I dispositivi indossabili, di cui si parla da tempo, sono di grande interesse per la medicina di precisione. Finora hanno entusiasmato gli appassionati del fitness che se ne servono per il monitoraggio e la registrazione dell’attività svolta durante gli allenamenti. Ma allora perché non monitorare costantemente, h24, il nostro organismo per prevenire o perlomeno individuare tempestivamente segnali di allarme, indice della necessità di ulteriori approfondimenti medici?
Si può, come dimostra uno studio condotto alla scuola di medicina dell’Università di Stanford che rientra nella cosiddetta «medicina di precisione» con la quale si intende intervenire in modo personalizzato sul singolo soggetto sulla base delle cui caratteristiche si può agire per prevenire la comparsa della patologia o, quando essa è comunque non evitabile, per trattarla poi precocemente e nel modo più adeguato.

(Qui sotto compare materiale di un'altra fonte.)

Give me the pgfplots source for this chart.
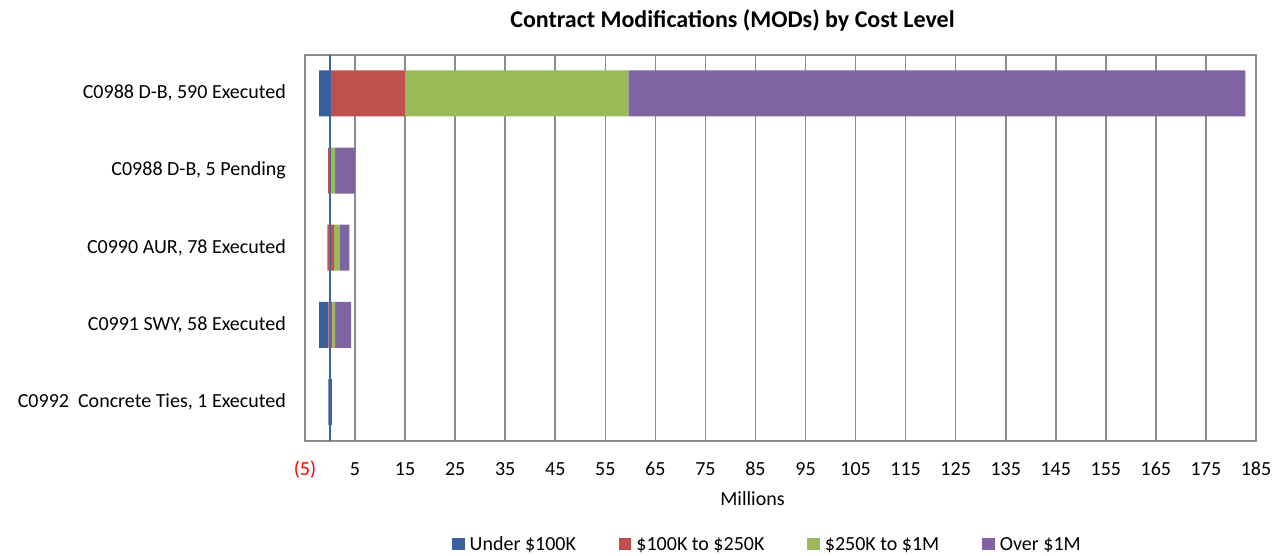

Lo studio è una chiara dimostrazione dell’utilità di avere a disposizione dei biosensori indossabili in grado di monitorare decine di parametri, dal battito cardiaco alla temperatura, indicativi di quanto sta accadendo nell’organismo, finanche l’esordio di una malattia di cui ancora non siamo consapevoli per mancanza di sintomi. L’idea di fondo è che, ottenuti per ogni parametro i valori di base fisiologici caratteristici di ciascun individuo tramite il monitoraggio iniziale, è poi possibile individuarne in tempo reale significative alterazioni, indici di potenziali condizioni patologiche da indagare.
Eventuali alterazioni dalla norma possono cioè essere correlate tramite appositi algoritmi con specifici disturbi, contribuendo alla diagnosi precoce ma anche alla ricerca clinica. Tenere in considerazione la variabilità individuale è un passo avanti verso la medicina di precisione: fin qui, infatti, la pratica consiste generalmente in misurazioni puntuali dei parametri, come la temperatura o la pressione, a casa o nel corso di una visita medica e questi valori sono considerati alterati rispetto ad un intervallo di valori medi, senza in realtà conoscere la situazione del singolo paziente.
E così i ricercatori, guidati dal professor Michael Snyder, direttore del Stanford Center for Genomics and Personalized Medicine, hanno reclutato 60 persone e hanno raccolto complessivamente 2 miliardi di misurazioni: ogni giorno 250mila valori sono stati restituiti dai dispositivi indossabili, fino ad un massimo di otto installati su ciascun soggetto, oltre a quelli risultanti dai test di laboratorio relativi agli esami del sangue, espressione genica e altri fattori. I dati raccolti riguardavano il peso, il battito cardiaco, l’ossigenazione del sangue, la temperatura; le attività svolte dai soggetti, le calorie bruciate e anche l’esposizione a raggi gamma e radiazioni X.
Sulla base di differenti misurazioni, dei livelli ematici di ossigeno, di glicemia o della proteina C reattiva, della temperatura, del battito cardiaco, è stato possibile individuare anche stati infiammatori e infettivi. I ricercatori hanno anche individuato delle variazioni regolari in corrispondenza delle attività fisiche svolte, degli orari (ritmi circadiani) e dell’ambiente (ad esempio, al cambiamento di quota coma durante i voli in aereo). Inoltre, proprio grazie ai valori letti dai biosensori che indicavano il mantenersi di una minor saturazione in ossigeno del sangue anche al termine di un volo aereo e la comparsa della febbre nelle ore successive ad una puntura di insetto avvenuta durante la sua permanenza nelle campagne del Massachusetts, lo stesso professor Snyder (anch’egli soggetto reclutato nello studio) si è auto-diagnosticato la malattia di Lyme, diagnosi confermata poi dalle analisi svolte una volta rientrato a casa.